It would also have been understandable if he’d gone into denial.
Witches aren’t real therefore Sam can’t be a witch therefore she shouldn’t act like a witch.
Instead, he tries to understand and cope. But he’s still within bounds to think she isn’t a witch anymore and not because she married him and he doesn’t want her to be a witch. Because she chose to leave the world of witches and warlocks and stop being a witch herself. That’s why she met Darrin. He’s not wrong to think she doesn’t want to be a witch and that in marrying him she promised herself she’d given that life up. And she does try or at least seems to want to try. But she’s a character in a sitcom and the plot requires that she can’t give up witchcraft.

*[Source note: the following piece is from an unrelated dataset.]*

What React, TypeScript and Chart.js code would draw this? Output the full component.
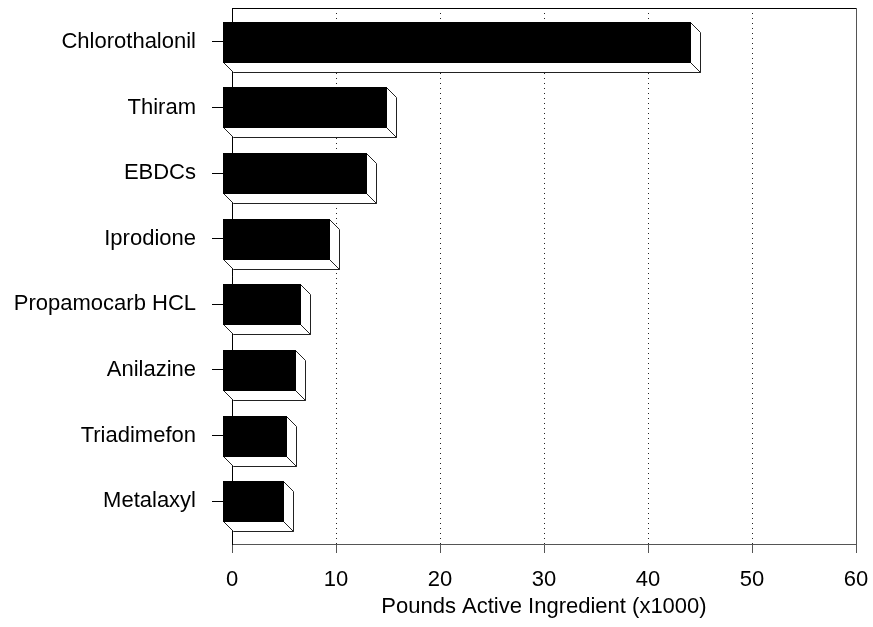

As far as I recall, she didn’t often use her magic for the fun of it or to solve every and any problem that came along. Mainly she had to resort to it to undo trouble and mischief caused by her family or by characters and creatures from her pre-Darrin past butting into her married life, the equivalent of old boyfriends and friends who hadn’t grown up and wanted to drag her back into arrested adolescence with them. I forget how old Samantha was supposed to be, but she was the witches’ equivalent of twenty-something, several years hundred years old---she was a teenager at the time of the Salem Witch Trials, I think---and had quite a past to catch up with her. Her magic wasn’t her true nature expressing herself. Magic was a tool like any tool a desperate and resourceful heroine might reach for in a moment of danger and distress, and the skill with which she put that tool to work not the tool itself was the expression of her resourcefulness, intelligence, and pluck. When the trouble was cleaned up, she went cheerfully back to living her new ordinarily mortal life, generally to her family’s disgust, disappointment, and dismay. It wasn’t Darrin who didn’t respect her as a person in her own right. It was her mother Endora and the rest of the lot who expected her to be what they wanted her to be.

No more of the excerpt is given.